I found that a bit distasteful.  Her purpose was obviously to praise her husband. But she should not have mentioned that so many of her other friends were extolling the movie and ignoring the Shmiras Eynayoim issue.  She came to praise her husband.  Not to bury her friends. But didn’t she kind of do that?

What is somewhat perplexing is that she speaks only about this movie – thereby hinting that her husband might otherwise go to the movies. I’m not sure what principle he is standing up for by avoiding only this particular movie. There is hardly a movie made that these days that doesn’t have a woman in it. And invariably they will not be dressed according to Halachic standards of modesty.

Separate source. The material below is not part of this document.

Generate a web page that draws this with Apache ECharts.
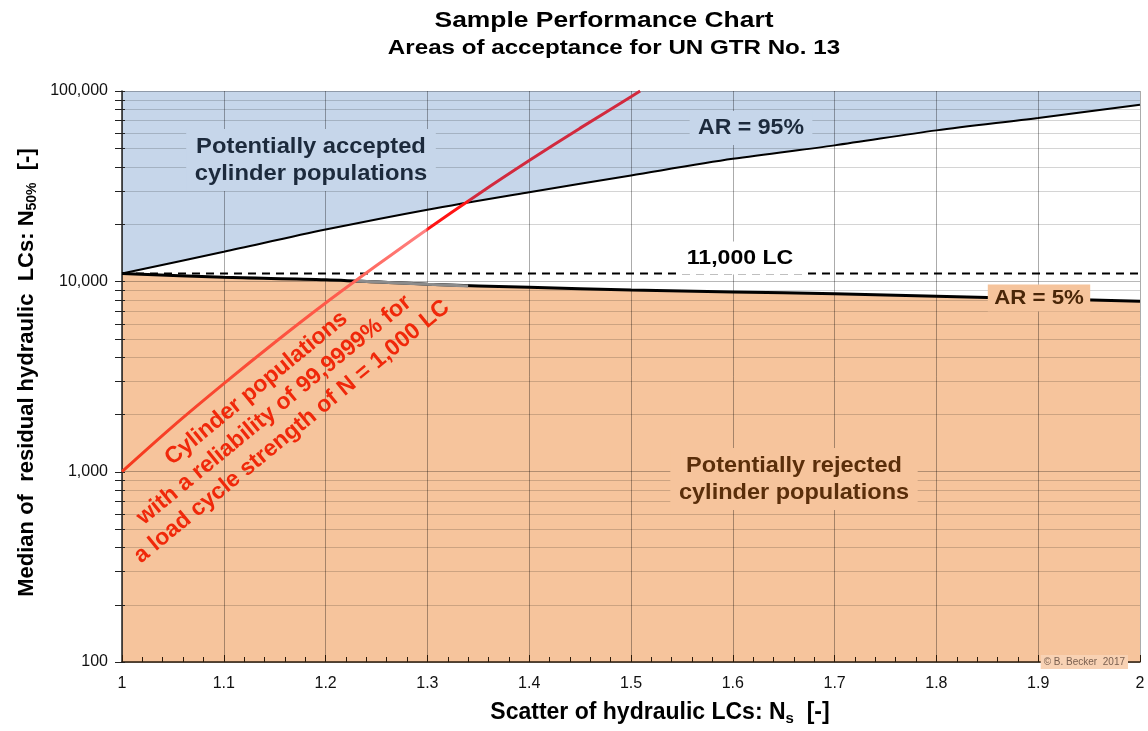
<!DOCTYPE html>
<html><head><meta charset="utf-8">
<script src="https://cdn.jsdelivr.net/npm/echarts@6/dist/echarts.min.js"></script>
<style>html,body{margin:0;padding:0;background:#fff}#c{width:1148px;height:731px}</style>
</head><body><div id="c"></div>
<script>
// ---- data ----
const nsAR = [1.0, 1.1, 1.2, 1.3, 1.4, 1.5, 1.6, 1.7, 1.8, 1.9, 2.0];
const ar95 = [11000, 14300, 18700, 23800, 29400, 36000, 44000, 51800, 62100, 72100, 84700];
const ar5  = [11000, 10500, 10200, 9650, 9300, 9000, 8800, 8600, 8350, 8100, 7850];
const nsRel = [1.0, 1.05, 1.1, 1.15, 1.2, 1.25, 1.3, 1.35, 1.4, 1.45, 1.5, 1.509];
const rel   = [1000, 1730, 2900, 4770, 7690, 12100, 18800, 28700, 43100, 63800, 93300, 100000];
const nsGray = [1.23, 1.3, 1.34];
const grayBand = [10050, 9650, 9450];
const lcLimit = 11000;
const xRange = [1, 2];
const yRange = [100, 100000];
const yMajor = [100, 1000, 10000, 100000];
const yMinor = [200,300,400,500,600,700,800,900,2000,3000,4000,5000,6000,7000,8000,9000,
                20000,30000,40000,50000,60000,70000,80000,90000];

// ---- chart ----
const FONT = 'Liberation Sans, Arial, sans-serif';
const pairs = (xs, ys) => xs.map((x, i) => [x, ys[i]]);
const chart = echarts.init(document.getElementById('c'), null, {renderer: 'canvas'});

const relStops = [
  {offset: 0, color: '#f5381c'},
  {offset: 0.40, color: '#ff5a4a'},
  {offset: 0.585, color: '#ff8282'},
  {offset: 0.59, color: '#ff1414'},
  {offset: 0.665, color: '#ff1414'},
  {offset: 0.67, color: '#d22a3e'},
  {offset: 1, color: '#d22a3e'}
];

chart.setOption({
  animation: false,
  backgroundColor: '#fff',
  grid: {left: 122, right: 8, top: 91, bottom: 65, show: false},
  xAxis: {
    type: 'value', min: xRange[0], max: xRange[1], interval: 0.1,
    name: 'Scatter of hydraulic LCs: N{sub|s}  [-]',
    nameLocation: 'middle', nameGap: 38,
    nameTextStyle: {fontFamily: FONT, fontSize: 23, fontWeight: 'bold', color: '#000', padding: [0, 0, 0, 58],
      rich: {sub: {fontFamily: FONT, fontSize: 15, fontWeight: 'bold', color: '#000', verticalAlign: 'bottom', padding: [11, 0, 0, 0]}}},
    axisLine: {lineStyle: {color: '#2a1a0a', width: 1.5}},
    axisTick: {inside: true, length: 7, lineStyle: {color: '#2a1a0a'}},
    minorTick: {show: true, splitNumber: 5, length: 5, lineStyle: {color: '#2a1a0a'}},
    axisLabel: {fontFamily: FONT, fontSize: 16, color: '#111', margin: 14,
      formatter: v => String(+v.toFixed(1))},
    splitLine: {show: true, lineStyle: {color: 'rgba(0,0,0,0.33)', width: 1}}
  },
  yAxis: {
    type: 'log', logBase: 10, min: yRange[0], max: yRange[1],
    name: 'Median of  residual hydraulic  LCs: N{sub|50%}  [-]',
    nameLocation: 'middle', nameGap: 82,
    nameTextStyle: {fontFamily: FONT, fontSize: 22, fontWeight: 'bold', color: '#000', padding: [0, 0, 0, 8],
      rich: {sub: {fontFamily: FONT, fontSize: 14, fontWeight: 'bold', color: '#000', verticalAlign: 'bottom', padding: [11, 0, 0, 0]}}},
    axisLine: {show: true, lineStyle: {color: '#222', width: 1.5}},
    axisTick: {show: false},
    axisLabel: {fontFamily: FONT, fontSize: 16, color: '#111', margin: 14,
      formatter: v => Math.round(v).toLocaleString('en-US')},
    splitLine: {show: true, lineStyle: {color: 'rgba(0,0,0,0.28)', width: 1}}
  },
  series: [
    // blue region (whole plot), white under AR95, orange under AR5
    {type: 'line', z: -3, silent: true, symbol: 'none', data: pairs(nsAR, nsAR.map(() => yRange[1])),
      lineStyle: {width: 0}, areaStyle: {color: '#c6d6ea', opacity: 1, origin: 'start'}},
    {type: 'line', z: -2, silent: true, symbol: 'none', smooth: 0.3, data: pairs(nsAR, ar95),
      lineStyle: {width: 0}, areaStyle: {color: '#ffffff', opacity: 1, origin: 'start'}},
    {type: 'line', z: -1, silent: true, symbol: 'none', smooth: 0.3, data: pairs(nsAR, ar5),
      lineStyle: {width: 0}, areaStyle: {color: '#f6c49c', opacity: 1, origin: 'start'}},
    // minor horizontal gridlines + left axis ticks
    {type: 'custom', z: 1, silent: true, clip: false,
      data: yMinor.map(v => [xRange[0], v]).concat(yMajor.map(v => [xRange[0], v])),
      encode: {x: 0, y: 1},
      renderItem: (params, api) => {
        const v = api.value(1);
        const p0 = api.coord([xRange[0], v]);
        const p1 = api.coord([xRange[1], v]);
        const y = Math.round(p0[1]) + 0.5;
        const ch = [];
        if (yMinor.indexOf(v) >= 0) {
          ch.push({type: 'line', shape: {x1: p0[0], y1: y, x2: p1[0], y2: y},
            style: {stroke: 'rgba(0,0,0,0.17)', lineWidth: 1}});
        }
        ch.push({type: 'line', shape: {x1: p0[0] - 7, y1: y, x2: p0[0] + 3, y2: y},
          style: {stroke: '#222', lineWidth: 1}});
        return {type: 'group', children: ch};
      }
    },
    // 11,000 LC dashed line
    {type: 'line', z: 4, silent: true, symbol: 'none', data: pairs(xRange, xRange.map(() => lcLimit)),
      lineStyle: {color: '#000', width: 2, type: [8, 6]}},
    // AR = 95% curve
    {type: 'line', z: 5, silent: true, symbol: 'none', smooth: 0.3, data: pairs(nsAR, ar95),
      lineStyle: {color: '#000', width: 2}},
    // AR = 5% curve
    {type: 'line', z: 5, silent: true, symbol: 'none', smooth: 0.3, data: pairs(nsAR, ar5),
      lineStyle: {color: '#000', width: 3}},
    {type: 'line', z: 6, silent: true, symbol: 'none', data: pairs(nsGray, grayBand),
      lineStyle: {color: '#8c8c8c', width: 3}},
    // reliability line
    {type: 'line', z: 7, silent: true, symbol: 'none', smooth: 0.3, data: pairs(nsRel, rel),
      lineStyle: {width: 3, color: new echarts.graphic.LinearGradient(0, 0, 1, 0, relStops)}}
  ],
  graphic: [
    {type: 'text', x: 604, y: 21, z: 10, scaleX: 1.2, style: {text: 'Sample Performance Chart',
      font: 'bold 22px ' + FONT, fill: '#000', align: 'center', verticalAlign: 'middle'}},
    {type: 'text', x: 614, y: 48, z: 10, scaleX: 1.15, style: {text: 'Areas of acceptance for UN GTR No. 13',
      font: 'bold 21px ' + FONT, fill: '#000', align: 'center', verticalAlign: 'middle'}},
    {type: 'text', x: 311, y: 160, z: 10, scaleX: 1.08, style: {text: 'Potentially accepted\ncylinder populations',
      font: 'bold 22px ' + FONT, fill: '#1c2a3c', align: 'center', verticalAlign: 'middle', lineHeight: 27,
      backgroundColor: '#c6d6ea', padding: [4, 8]}},
    {type: 'text', x: 751, y: 128, z: 10, scaleX: 1.05, style: {text: 'AR = 95%',
      font: 'bold 22px ' + FONT, fill: '#1c2a3c', align: 'center', verticalAlign: 'middle',
      backgroundColor: '#c6d6ea', padding: [6, 8]}},
    {type: 'text', x: 740, y: 258, z: 10, scaleX: 1.1, style: {text: '11,000 LC',
      font: 'bold 21px ' + FONT, fill: '#000', align: 'center', verticalAlign: 'middle',
      backgroundColor: '#ffffff', padding: [6, 8]}},
    {type: 'text', x: 1039, y: 298, z: 10, scaleX: 1.06, style: {text: 'AR = 5%',
      font: 'bold 21px ' + FONT, fill: '#4a2608', align: 'center', verticalAlign: 'middle',
      backgroundColor: '#f6c49c', padding: [3, 6]}},
    {type: 'text', x: 794, y: 479, z: 10, scaleX: 1.07, style: {text: 'Potentially rejected\ncylinder populations',
      font: 'bold 22px ' + FONT, fill: '#5a2e0a', align: 'center', verticalAlign: 'middle', lineHeight: 27,
      backgroundColor: '#f6c49c', padding: [4, 8]}},
    {type: 'text', x: 274, y: 410, z: 10, rotation: 39.4 * Math.PI / 180, style: {
      text: 'Cylinder populations\nwith a reliability of 99,9999% for\na load cycle strength of N = 1,000 LC',
      font: 'bold 23px ' + FONT, fill: '#f0280a', align: 'center', verticalAlign: 'middle', lineHeight: 28}},
    {type: 'text', x: 1128, y: 662, z: 10, style: {text: '© B. Becker  2017',
      font: '10px ' + FONT, fill: '#7a6050', align: 'right', verticalAlign: 'middle',
      backgroundColor: '#f8d2b4', padding: [2, 3]}}
  ]
});
</script></body></html>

I’m also relatively sure that if her husband participates in the world in some fashion Perhaps at work or in the market place. He therefore regularly comes into contact with live women who do not dress modestly by Halachic standards. Gal Gadot’s Wonder Woman does not violate the norms of modesty of the society in which we live. There is nothing titillating about her superhero costume if you live in America.

And then there is Shoshana Keats-Jaskoll’s fawning review of the movie. Mrs. Keats-Jaskoll has told me personally that she is not a feminist. But her article had feminism written all over it. She used Wonder Woman as model for all Jewish Women. She compared the social construct of Wonder Woman’s world to the social construct of Orthodox Judaism in negative ways. Here is an excerpt from her Times of Israel article that demonstrates this: 
How moving, how norm-shattering to see women make their own choices, fight their own battles, on their own terms, no permission needed, no dress code required, and no one telling them just how far they could go. 
I don’t think the president of the Jewish Orthodox Feminist  Alliance (JOFA) could have put it any better. She seems to see Tznius issues as a hindrance to her freedom.

I cannot think of 2 more different reactions to this movie. One criticizes Tznius violations while the other praises the glory of giving women the freedom to be who they are without caring about how they dress. Both of these women have modern Orthodox backgrounds. I don’t think they could be further apart.